Please note: The Osher Rainforest will be closed October 25–27.
At a spirited press conference during last week’s AAAS meeting, physicists from different particle accelerators around the world spoke about recent and upcoming findings.
Rob Roser of Fermilab and Sergio Bertolucci of CERN engaged in a competitive and collaborative discussion, with smiles on their faces the entire time.
At the heart of the discussion… the Higgs boson. Does it exist or not, and either way, who will be the first to report it? CERN or Fermilab?
Roser promised results soon—hopefully at a conference next month in Italy, “if CERN and the Large Hadron Collider don’t steal our thunder.” He did mention that they achieved expected sensitivity with the final dataset—confirmed at 125 GeV (that’s billions of electron volts). Whether the Fermilab scientists saw the Higgs there or not remains to be seen, Roser said. (Reporters later accused him of being “coy.”)
Later this week, Fermilab will present the mass of the W boson, another particle physics hot topic. This measurement, Roser stated, should provide information on the mass of the Higgs, if it exists.
Bertolucci confirmed that 2012 will be the year we know whether the Higgs exists or not. A reporter asked which result would excite the CERN director more: Bertolucci replied that he would be more excited if it did NOT exist. “If the mechanism isn’t there, than another should be… There would for sure be new physics, and that discovery would be within our reach.”
Bertolucci then spoke about the CERN finding last year on neutrinos traveling faster than the speed of light in an OPERA experiment in Gran Sasso, Italy. “I have difficulty believing it because nothing arrives in time in Italy,” he quipped.

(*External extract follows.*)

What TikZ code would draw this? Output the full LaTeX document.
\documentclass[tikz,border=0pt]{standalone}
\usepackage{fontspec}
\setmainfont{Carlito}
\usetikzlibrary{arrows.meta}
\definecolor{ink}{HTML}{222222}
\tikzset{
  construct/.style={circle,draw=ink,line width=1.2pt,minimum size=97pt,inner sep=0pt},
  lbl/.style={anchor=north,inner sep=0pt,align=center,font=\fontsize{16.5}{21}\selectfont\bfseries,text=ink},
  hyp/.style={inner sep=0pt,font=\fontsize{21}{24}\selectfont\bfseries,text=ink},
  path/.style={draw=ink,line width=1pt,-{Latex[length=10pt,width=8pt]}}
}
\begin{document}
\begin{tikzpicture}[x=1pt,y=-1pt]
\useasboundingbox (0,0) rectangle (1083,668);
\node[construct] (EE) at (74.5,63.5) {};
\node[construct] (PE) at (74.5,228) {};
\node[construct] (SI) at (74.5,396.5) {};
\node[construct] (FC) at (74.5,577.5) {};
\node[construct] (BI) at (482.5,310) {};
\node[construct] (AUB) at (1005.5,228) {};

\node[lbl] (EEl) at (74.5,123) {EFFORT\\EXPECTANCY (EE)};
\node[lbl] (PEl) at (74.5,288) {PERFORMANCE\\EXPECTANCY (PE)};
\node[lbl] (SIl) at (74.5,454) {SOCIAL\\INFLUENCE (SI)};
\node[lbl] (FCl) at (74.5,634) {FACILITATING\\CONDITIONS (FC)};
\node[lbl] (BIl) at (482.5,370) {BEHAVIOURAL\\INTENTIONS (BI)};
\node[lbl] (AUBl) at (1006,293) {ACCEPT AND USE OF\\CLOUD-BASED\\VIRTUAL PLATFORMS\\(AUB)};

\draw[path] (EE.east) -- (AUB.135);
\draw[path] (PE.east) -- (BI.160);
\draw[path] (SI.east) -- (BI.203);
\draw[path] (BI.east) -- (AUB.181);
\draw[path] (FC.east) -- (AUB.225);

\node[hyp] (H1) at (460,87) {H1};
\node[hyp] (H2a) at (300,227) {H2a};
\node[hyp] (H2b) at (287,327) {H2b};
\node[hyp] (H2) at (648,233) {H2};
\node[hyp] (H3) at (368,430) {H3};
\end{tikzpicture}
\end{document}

As you may remember, this finding has CERN asking, nay, begging the physics community to disprove it. And they may get their wish.
CERN is changing a number of things at OPERA for retests beginning in May. Around the same time, Fermilab will also begin testing the speed of neutrinos in the United States, tracking the particles’ speeds on a journey from Chicago to northern Minnesota.
Finally, Lia Merminga, of the TRIUMF accelerator in Vancouver, spoke of the future of particle accelerators and how their use in research affects everyone, not just physicists. Her accelerator and others are studying particles to make inroads in nuclear waste clean-up, clean energy production, and even medicine.